NOTE: Because the resources that come out of the API are extremely rich, there’s a lot of data here. I’m using jq to filter the API output and show the same properties I see from kubectlChris Short recommended during the presentation that once you learn all the kubectl commands you want to use, you should learn jq right after that – and I agree! It’s a Swiss Army knife for interacting with JSON APIs .

So that’s the Kubernetes Events API. It’s an incredibly rich resource full of critical data for monitoring and observability. If you aren’t already collecting Kubernetes Events as part of your cloud native observability strategy, it should be near the top of your priority list. 

Kubernetes API Watchers

  • Change notifications for all Kubernetes resources
  • Supports resource instances and collections
  • Returns ADDED, MODIFIED and DELETED change notifications

Our No. 1 Kubernetes API (in terms of the list we laid out in part 1) isn’t really an API at all. It’s a function of the Kubernetes API. Watchers are change notifications for any Kubernetes resource. 

Watchers support resource instances and resource collections. When you run the kubectl get pods command or query the /pods API endpoint, you are fetching a Pod resource collection (i.e., a “list”). 

GET /api/v1/namespaces/{namespace}/pods
GET /api/v1/watch/namespaces/{namespace}/pods?resourceVersion=123456789
GET /api/v1/watch/namespaces/{namespace}/pods/{name}?resourceVersion=123

These API endpoints return lists of Pods, which lists are themselves a resource type in Kubernetes. These lists are versioned, so we can record the version of that pod list and compare it with later versions to see what has changed over time. 

Kubernetes API Watchers tell you if a resource has been ADDED, MODIFIED, or DELETED. And as we’ve explained above, the loosely coupled nature of Kubernetes results in a surprising number of resources changes that can be tracked using Watchers. 

Note that you can use a Watcher on the Events API, combining these concepts to observe state changes. I illustrate this below:

In this example I’m using Kubernetes Watchers with the Pod API to observe changes to pod resources. When I delete a pod that is managed by a controller (in this case, a Kubernetes Deployment), the controller will automatically replace the deleted pod with a new one – once again resulting in more changes than you might expect. To learn more about Kubernetes pod state changes in the very excellent Kubernetes pod lifecycle documentation

NOTE: If you haven’t played with the Kubernetes API before, you can get access to it with the kubectl proxy command. See the Kubernetes documentation for more information

Kubernetes Watchers are a powerful tool for observing state changes in your Kubernetes clusters. And they’re not only useful for observing the building block resources (e.g., Service and Pods) – they can be combined with any Kubernetes API, including the Events API. If you’re experiencing a gap in your existing observability solution around resource changes that are impacting service reliability, Kubernetes Watchers might help fill that gap. 

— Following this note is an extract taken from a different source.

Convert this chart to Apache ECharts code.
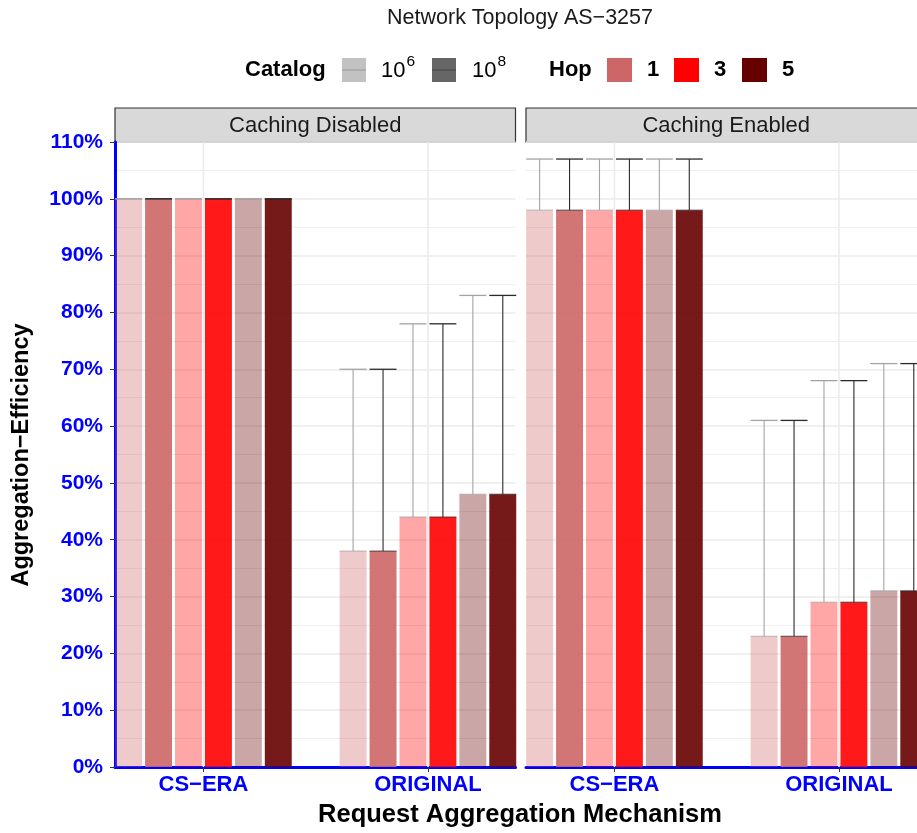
<!DOCTYPE html>
<html>
<head>
<meta charset="utf-8">
<script src="https://cdn.jsdelivr.net/npm/echarts@6/dist/echarts.min.js"></script>
<style>html,body{margin:0;padding:0;background:#fff;overflow:hidden}#chart{width:935px;height:833px}</style>
</head>
<body>
<div id="chart"></div>
<script>
// ---- data ----
const chartTitle = 'Network Topology AS−3257';
const panels = ['Caching Disabled', 'Caching Enabled'];
const mechanisms = ['CS−ERA', 'ORIGINAL'];
const hops = ['1', '3', '5'];
const catalogs = ['6', '8']; // exponents of 10
// slot order: hop1-10^6, hop1-10^8, hop3-10^6, hop3-10^8, hop5-10^6, hop5-10^8
const disabledCSERA = [100, 100, 100, 100, 100, 100];
const disabledCSERAUpper = [100, 100, 100, 100, 100, 100];
const disabledOriginal = [38, 38, 44, 44, 48, 48];
const disabledOriginalUpper = [70, 70, 78, 78, 83, 83];
const enabledCSERA = [98, 98, 98, 98, 98, 98];
const enabledCSERAUpper = [107, 107, 107, 107, 107, 107];
const enabledOriginal = [23, 23, 29, 29, 31, 31];
const enabledOriginalUpper = [61, 61, 68, 68, 71, 71];

// ---- style ----
const FONT = '"Liberation Sans", Arial, Helvetica, sans-serif';
const hopColors = ['#CD6666', '#FF0000', '#660000'];
const catalogAlpha = [0.35, 0.9];
const ebColors = ['#A3A3A3', '#2A2A2A'];
const DODGE = 0.8;
const BLUE = '#0000FF';
const XMIN = 0.606, XMAX = 2.39;

function rgba(hex, a) {
  const r = parseInt(hex.slice(1, 3), 16), g = parseInt(hex.slice(3, 5), 16), b = parseInt(hex.slice(5, 7), 16);
  return `rgba(${r},${g},${b},${a})`;
}

function buildData(means, uppers) {
  const out = [];
  means.forEach((arr, m) => arr.forEach((v, s) => out.push([m + 1, s, v, uppers[m][s]])));
  return out;
}
const panelData = [
  buildData([disabledCSERA, disabledOriginal], [disabledCSERAUpper, disabledOriginalUpper]),
  buildData([enabledCSERA, enabledOriginal], [enabledCSERAUpper, enabledOriginalUpper])
];

function renderBars(params, api) {
  const mech = api.value(0), slot = api.value(1), mean = api.value(2), upper = api.value(3);
  const unit = api.size([1, 0])[0];
  const slotW = unit * DODGE / 6;
  const cx = api.coord([mech + (slot - 2.5) * DODGE / 6, 0])[0];
  const y0 = api.coord([mech, 0])[1];
  const ym = api.coord([mech, mean])[1];
  const yu = api.coord([mech, upper])[1];
  const bw = slotW - 3;
  const cat = slot % 2, hop = Math.floor(slot / 2);
  const eb = ebColors[cat];
  return {
    type: 'group',
    children: [
      { type: 'rect', shape: { x: cx - bw / 2, y: ym, width: bw, height: y0 - ym }, style: { fill: rgba(hopColors[hop], catalogAlpha[cat]) } },
      { type: 'line', shape: { x1: cx, y1: ym, x2: cx, y2: yu }, style: { stroke: eb, lineWidth: 1.1 } },
      { type: 'line', shape: { x1: cx - bw / 2, y1: yu, x2: cx + bw / 2, y2: yu }, style: { stroke: eb, lineWidth: 1.3 } },
      { type: 'line', shape: { x1: cx - bw / 2, y1: ym, x2: cx + bw / 2, y2: ym }, style: { stroke: eb, lineWidth: 1.3, opacity: 0.6 } }
    ]
  };
}

function renderVGrid(params, api) {
  const x = api.coord([api.value(0), 0])[0];
  const yb = api.coord([api.value(0), 0])[1];
  const yt = api.coord([api.value(0), 110])[1];
  return { type: 'line', shape: { x1: x, y1: yt, x2: x, y2: yb }, style: { stroke: '#EBEBEB', lineWidth: 1.6 } };
}

const PANEL_LEFT = [115, 526], PANEL_W = 400.5, PANEL_TOP = 142, PANEL_H = 625;

const grids = [], xAxes = [], yAxes = [], series = [];
panels.forEach((p, i) => {
  grids.push({ left: PANEL_LEFT[i], top: PANEL_TOP, width: PANEL_W, height: PANEL_H, containLabel: false });
  xAxes.push({
    type: 'value', gridIndex: i, min: XMIN, max: XMAX,
    axisLine: { show: true, onZero: false, lineStyle: { color: BLUE, width: 3 } },
    axisTick: { show: true, customValues: [1, 2], length: 5, lineStyle: { color: '#333', width: 1 } },
    axisLabel: { show: true, customValues: [1, 2], formatter: v => mechanisms[Math.round(v) - 1] || '', color: BLUE, fontWeight: 'bold', fontSize: 22, fontFamily: FONT, margin: 7 },
    splitLine: { show: false }
  });
  yAxes.push({
    type: 'value', gridIndex: i, min: 0, max: 110, interval: 10,
    axisLine: { show: i === 0, lineStyle: { color: BLUE, width: 3 } },
    axisTick: { show: i === 0, length: 5, lineStyle: { color: '#333', width: 1 } },
    axisLabel: { show: i === 0, formatter: '{value}%', color: BLUE, fontWeight: 'bold', fontSize: 21, fontFamily: FONT, margin: 12 },
    splitLine: { show: true, lineStyle: { color: '#EBEBEB', width: 1.6 } },
    minorTick: { show: false, splitNumber: 2 },
    minorSplitLine: { show: true, lineStyle: { color: '#EFEFEF', width: 1 } }
  });
  series.push({
    type: 'custom', xAxisIndex: i, yAxisIndex: i, renderItem: renderVGrid, data: [[1], [2]], z: 1, silent: true
  });
  series.push({
    type: 'custom', xAxisIndex: i, yAxisIndex: i, renderItem: renderBars, data: panelData[i], z: 2, silent: true,
    encode: { x: 0, y: [2, 3] }
  });
});

const graphics = [];
// title
graphics.push({ type: 'text', x: 520, y: 18, style: { text: chartTitle, fontSize: 21.5, fontFamily: FONT, fill: '#1A1A1A', textAlign: 'center', textVerticalAlign: 'middle' } });
// strips
panels.forEach((p, i) => {
  graphics.push({ type: 'rect', shape: { x: PANEL_LEFT[i], y: 108, width: PANEL_W, height: 34 }, style: { fill: '#D9D9D9', stroke: '#333', lineWidth: 1.2 } });
  graphics.push({ type: 'text', x: PANEL_LEFT[i] + PANEL_W / 2, y: 126, style: { text: p, fontSize: 22, fontFamily: FONT, fill: '#1A1A1A', textAlign: 'center', textVerticalAlign: 'middle' } });
});
// axis titles
graphics.push({ type: 'text', x: 22, y: 455, rotation: Math.PI / 2, style: { text: 'Aggregation−Efficiency', fontSize: 23.5, fontWeight: 'bold', fontFamily: FONT, fill: '#000', textAlign: 'center', textVerticalAlign: 'middle' } });
graphics.push({ type: 'text', x: 520, y: 815, style: { text: 'Request Aggregation Mechanism', fontSize: 25.5, fontWeight: 'bold', fontFamily: FONT, fill: '#000', textAlign: 'center', textVerticalAlign: 'middle' } });
// legend
const LY = 70;
graphics.push({ type: 'text', x: 245, y: LY, style: { text: 'Catalog', fontSize: 22, fontWeight: 'bold', fontFamily: FONT, fill: '#000', textVerticalAlign: 'middle' } });
const catSw = [{ x: 342, fill: '#C2C2C2', line: '#9A9A9A' }, { x: 432, fill: '#666666', line: '#444444' }];
const catLblX = [381, 472];
catalogs.forEach((c, i) => {
  graphics.push({ type: 'rect', shape: { x: catSw[i].x, y: 58, width: 24, height: 24 }, style: { fill: catSw[i].fill } });
  graphics.push({ type: 'line', shape: { x1: catSw[i].x, y1: 70, x2: catSw[i].x + 24, y2: 70 }, style: { stroke: catSw[i].line, lineWidth: 1 } });
  graphics.push({ type: 'text', x: catLblX[i], y: LY + 1, style: { text: '10', fontSize: 22, fontFamily: FONT, fill: '#000', textVerticalAlign: 'middle' } });
  graphics.push({ type: 'text', x: catLblX[i] + 25.5, y: LY - 8, style: { text: c, fontSize: 15.5, fontFamily: FONT, fill: '#000', textVerticalAlign: 'middle' } });
});
graphics.push({ type: 'text', x: 549, y: LY, style: { text: 'Hop', fontSize: 22, fontWeight: 'bold', fontFamily: FONT, fill: '#000', textVerticalAlign: 'middle' } });
const hopSwX = [607, 674, 742];
hops.forEach((h, i) => {
  graphics.push({ type: 'rect', shape: { x: hopSwX[i], y: 58, width: 25, height: 24 }, style: { fill: hopColors[i] } });
  graphics.push({ type: 'text', x: hopSwX[i] + 40, y: LY, style: { text: h, fontSize: 22, fontWeight: 'bold', fontFamily: FONT, fill: '#000', textVerticalAlign: 'middle' } });
});

const chart = echarts.init(document.getElementById('chart'), null, { renderer: 'canvas' });
chart.setOption({
  animation: false,
  backgroundColor: '#fff',
  grid: grids, xAxis: xAxes, yAxis: yAxes, series: series,
  graphic: graphics
});
</script>
</body>
</html>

You can’t perform any operation without proper visibility

Just as we require  actual visibility when we drive a car, or as surgeons rely on various tools to provide the necessary visibility into patient conditions when they perform operations on humans, so we as systems operators need to understand our systems if we want to run them efficiently and securely. We need a holistic view of everything that’s going on in Kubernetes — and there sure is a lot!

We set up tools to give us observations, but are these tools giving us all the rich context we need? If you’re seeing any gaps in your observability strategy, then I hope you learned something here that you can use to fill those gaps and tune your existing solution.

To the degree that you were already familiar with the kubectl commands I covered because you rely on them to diagnose issues with the workloads you’re running on Kubernetes, that might be a clue that there are gaps in your current Kubernetes observability strategy. The good news is, those kubectl commands are  just talking to the underlying Kubernetes APIs, which means we can collect this data using our observability tools and spend more time improving our systems (instead of spelunking around Kubernetes because we’re missing context).